What you need to know:

  • The NIS once described him as a ‘self-motivated go-getter who uses all means at his disposal to get what he wants’.
  • In 2012, the police arrested him over this and detained him for four days but did not charge him.
  • He sued the government for illegal detention and was awarded Sh5 million by Justice Joseph Onguto last year.

Mr Dennis Itumbi came to the national limelight with his withering attacks on the International Criminal Court (ICC), which in 2010 had issued summonses against Deputy Prime Minister Uhuru Kenyatta, Cabinet minister William Ruto and four other prominent Kenyans over their alleged involvement in the post-election violence that rocked the country in 2007/2008.

HASHTAG
At one point, the ICC claimed that Mr Itumbi had hacked its systems so as to reveal the names of witnesses set to testify against the suspects.

In 2012, the police arrested him over this and detained him for four days but did not charge him. He sued the government for illegal detention and was awarded Sh5 million by Justice Joseph Onguto last year.

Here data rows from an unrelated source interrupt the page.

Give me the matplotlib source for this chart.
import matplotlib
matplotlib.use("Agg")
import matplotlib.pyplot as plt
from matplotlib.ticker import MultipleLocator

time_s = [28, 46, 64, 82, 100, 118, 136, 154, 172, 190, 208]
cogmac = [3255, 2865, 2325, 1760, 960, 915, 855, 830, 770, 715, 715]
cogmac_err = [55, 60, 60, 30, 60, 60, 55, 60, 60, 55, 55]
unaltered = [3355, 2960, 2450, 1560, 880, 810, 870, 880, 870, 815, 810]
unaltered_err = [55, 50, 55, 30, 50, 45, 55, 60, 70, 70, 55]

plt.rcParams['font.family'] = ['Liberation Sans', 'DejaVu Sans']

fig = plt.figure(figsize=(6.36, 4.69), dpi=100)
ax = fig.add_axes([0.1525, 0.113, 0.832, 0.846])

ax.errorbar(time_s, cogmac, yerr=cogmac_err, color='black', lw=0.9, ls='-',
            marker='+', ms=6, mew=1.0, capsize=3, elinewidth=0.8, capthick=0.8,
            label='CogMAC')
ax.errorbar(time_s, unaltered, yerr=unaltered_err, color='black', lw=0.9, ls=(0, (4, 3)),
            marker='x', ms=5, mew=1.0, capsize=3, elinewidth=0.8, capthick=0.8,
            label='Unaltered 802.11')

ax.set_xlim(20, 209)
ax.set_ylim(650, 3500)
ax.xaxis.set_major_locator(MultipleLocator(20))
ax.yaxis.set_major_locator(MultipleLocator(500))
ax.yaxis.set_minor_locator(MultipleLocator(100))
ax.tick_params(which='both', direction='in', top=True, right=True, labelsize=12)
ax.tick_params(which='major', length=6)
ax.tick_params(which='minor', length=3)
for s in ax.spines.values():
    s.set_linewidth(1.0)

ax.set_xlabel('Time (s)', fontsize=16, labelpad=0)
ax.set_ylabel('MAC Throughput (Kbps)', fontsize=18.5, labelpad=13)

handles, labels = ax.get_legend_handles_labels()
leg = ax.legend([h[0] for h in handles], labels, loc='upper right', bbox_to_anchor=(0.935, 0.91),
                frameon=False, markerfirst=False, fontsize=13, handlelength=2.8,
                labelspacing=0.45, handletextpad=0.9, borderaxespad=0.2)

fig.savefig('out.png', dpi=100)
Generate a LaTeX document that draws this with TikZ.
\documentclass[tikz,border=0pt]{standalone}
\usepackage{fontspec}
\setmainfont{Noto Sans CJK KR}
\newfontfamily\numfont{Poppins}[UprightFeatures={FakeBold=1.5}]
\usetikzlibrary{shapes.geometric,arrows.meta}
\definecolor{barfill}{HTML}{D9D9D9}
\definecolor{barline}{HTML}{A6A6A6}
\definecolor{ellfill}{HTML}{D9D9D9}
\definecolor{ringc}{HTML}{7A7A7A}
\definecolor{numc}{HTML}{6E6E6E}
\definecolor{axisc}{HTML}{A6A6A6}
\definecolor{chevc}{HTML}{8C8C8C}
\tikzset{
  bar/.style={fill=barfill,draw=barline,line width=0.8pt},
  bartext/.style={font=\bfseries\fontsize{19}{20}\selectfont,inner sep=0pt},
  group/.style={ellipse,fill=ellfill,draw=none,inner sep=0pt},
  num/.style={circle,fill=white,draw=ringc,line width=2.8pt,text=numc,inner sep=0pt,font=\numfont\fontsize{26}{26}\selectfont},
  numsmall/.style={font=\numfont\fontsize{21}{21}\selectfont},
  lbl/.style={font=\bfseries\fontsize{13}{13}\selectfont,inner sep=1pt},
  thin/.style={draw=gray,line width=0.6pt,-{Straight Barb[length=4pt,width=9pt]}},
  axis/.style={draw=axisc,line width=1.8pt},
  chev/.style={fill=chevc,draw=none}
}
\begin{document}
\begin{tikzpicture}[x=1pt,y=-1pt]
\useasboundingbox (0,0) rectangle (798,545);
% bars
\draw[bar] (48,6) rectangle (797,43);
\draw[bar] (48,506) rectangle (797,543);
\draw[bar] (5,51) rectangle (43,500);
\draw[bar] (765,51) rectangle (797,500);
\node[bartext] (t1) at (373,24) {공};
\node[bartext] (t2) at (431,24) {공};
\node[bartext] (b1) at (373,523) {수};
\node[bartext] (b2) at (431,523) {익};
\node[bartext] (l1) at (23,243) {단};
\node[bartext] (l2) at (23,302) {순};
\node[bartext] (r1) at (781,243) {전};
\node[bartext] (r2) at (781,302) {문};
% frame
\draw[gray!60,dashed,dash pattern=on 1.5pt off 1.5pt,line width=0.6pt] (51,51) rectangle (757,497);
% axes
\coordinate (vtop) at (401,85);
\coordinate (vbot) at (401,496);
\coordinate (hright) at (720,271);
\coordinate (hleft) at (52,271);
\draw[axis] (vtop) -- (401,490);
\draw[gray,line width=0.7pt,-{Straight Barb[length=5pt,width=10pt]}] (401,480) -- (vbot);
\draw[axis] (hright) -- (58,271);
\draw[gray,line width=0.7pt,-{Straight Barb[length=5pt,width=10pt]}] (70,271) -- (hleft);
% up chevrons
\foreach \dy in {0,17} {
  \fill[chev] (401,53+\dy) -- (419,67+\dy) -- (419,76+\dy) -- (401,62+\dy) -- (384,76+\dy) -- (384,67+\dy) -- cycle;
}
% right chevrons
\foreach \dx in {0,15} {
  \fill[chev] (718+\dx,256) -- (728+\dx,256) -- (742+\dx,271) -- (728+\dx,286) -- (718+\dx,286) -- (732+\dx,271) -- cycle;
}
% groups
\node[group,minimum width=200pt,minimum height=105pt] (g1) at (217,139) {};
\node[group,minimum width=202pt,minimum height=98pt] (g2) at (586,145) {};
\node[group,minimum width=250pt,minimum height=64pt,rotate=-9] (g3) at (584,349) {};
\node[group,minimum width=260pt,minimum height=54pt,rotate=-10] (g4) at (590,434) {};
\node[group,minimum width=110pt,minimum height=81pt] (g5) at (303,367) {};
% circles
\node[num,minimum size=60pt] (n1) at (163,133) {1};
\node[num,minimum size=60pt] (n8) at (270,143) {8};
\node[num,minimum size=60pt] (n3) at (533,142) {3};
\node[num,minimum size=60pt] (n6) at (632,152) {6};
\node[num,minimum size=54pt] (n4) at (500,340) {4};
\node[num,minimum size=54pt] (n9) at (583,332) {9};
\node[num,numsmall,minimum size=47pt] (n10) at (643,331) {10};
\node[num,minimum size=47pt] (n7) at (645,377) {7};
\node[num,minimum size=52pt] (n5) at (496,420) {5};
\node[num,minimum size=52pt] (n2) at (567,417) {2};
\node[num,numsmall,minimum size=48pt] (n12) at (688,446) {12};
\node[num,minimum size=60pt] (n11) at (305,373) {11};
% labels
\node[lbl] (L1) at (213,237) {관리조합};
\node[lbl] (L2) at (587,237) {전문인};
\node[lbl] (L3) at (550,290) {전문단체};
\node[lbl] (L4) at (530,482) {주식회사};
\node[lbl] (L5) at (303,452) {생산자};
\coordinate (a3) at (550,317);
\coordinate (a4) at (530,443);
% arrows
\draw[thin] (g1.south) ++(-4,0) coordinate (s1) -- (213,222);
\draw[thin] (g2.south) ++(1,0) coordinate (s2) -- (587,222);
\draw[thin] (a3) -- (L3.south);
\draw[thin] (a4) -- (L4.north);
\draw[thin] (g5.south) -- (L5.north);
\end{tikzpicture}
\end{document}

For his dogged defence of the ICC suspects, he was named the digital director in the State House-based Presidential Strategic Communications Unit (PSCU) after Mr Kenyatta and Mr Ruto largely rode the anti-ICC ticket to come to power in the 2013 presidential elections.

In his new posting, the clean-shaven blogger not only continued his acidic attacks on the international court, but also broadened the targets of his barbs to include perceived opponents of the Jubilee administration, among them the media and civil society.

When the government was being assailed from all sides for its perceived poor performance during its first term, Mr Itumbi deployed the Twitter hashtag #SystemyaFacts, which he had popularised before joining State House.

With the hashtag, he hoped to correct what he, and generally the government, perceived to be erroneous information deliberately or inadvertently being pushed against them.

But it wasn’t long after he was appointed that rumours started reaching the media of a major rift between him and his boss, Mr Manoah Esipisu, who was the head of the PSCU.

In 2014, the National Intelligence Service (NIS) profiled him as among 50 students from the Kenya Institute of Mass Communication whose academic credentials are questionable.

COERCION
According to an NIS security vetting brief for the State House job, Mr Itumbi was the leader of a riot that forced the management of the college to award him and his class diplomas in broadcast journalism while they were enrolled to do a certificate course in the same academic programme.

The NIS report described Mr Itumbi as a “self-motivated go-getter who uses any means at his disposal including blackmail, bribery and other forms of coercion to get his way”. He denounced the report.

In May 2015, he was on the receiving end of the ire of Interior Cabinet Joseph Nkaissery following a suspected Al-Shabaab attack on security forces in Yumbis, Garissa County.

While Mr Nkaissery (who died in 2017) was dismissing media reports that lives had been lost in the incident, Mr Itumbi caused more confusion when he posted a condolence message purportedly from the President.

“I mourn and pray with the family and friends of the police officers who lost their lives in Yumbis,” read the tweet, which was later deleted. “They died protecting us. I salute them.”

While it was later established that one officer had indeed died in the attack, Mr Nkaissery felt that Mr Itumbi’s post had undermined the government’s messaging efforts.

“The fellows at the State House must get this message right: If they misinform the public, we will get hold of them,” he warned.

In June 2016, it was President Kenyatta’s turn to reprimand Mr Itumbi and his three fellow directors — Edward Irungu, Munyori Buku and Eric Ng’eno — over the perceived combative manner of their handling of State House communications.

The rebuke came after the quartet released what was seen as an unnecessarily hard-hitting rejoinder to a New York Times special report on the ICC cases, which had collapsed by then.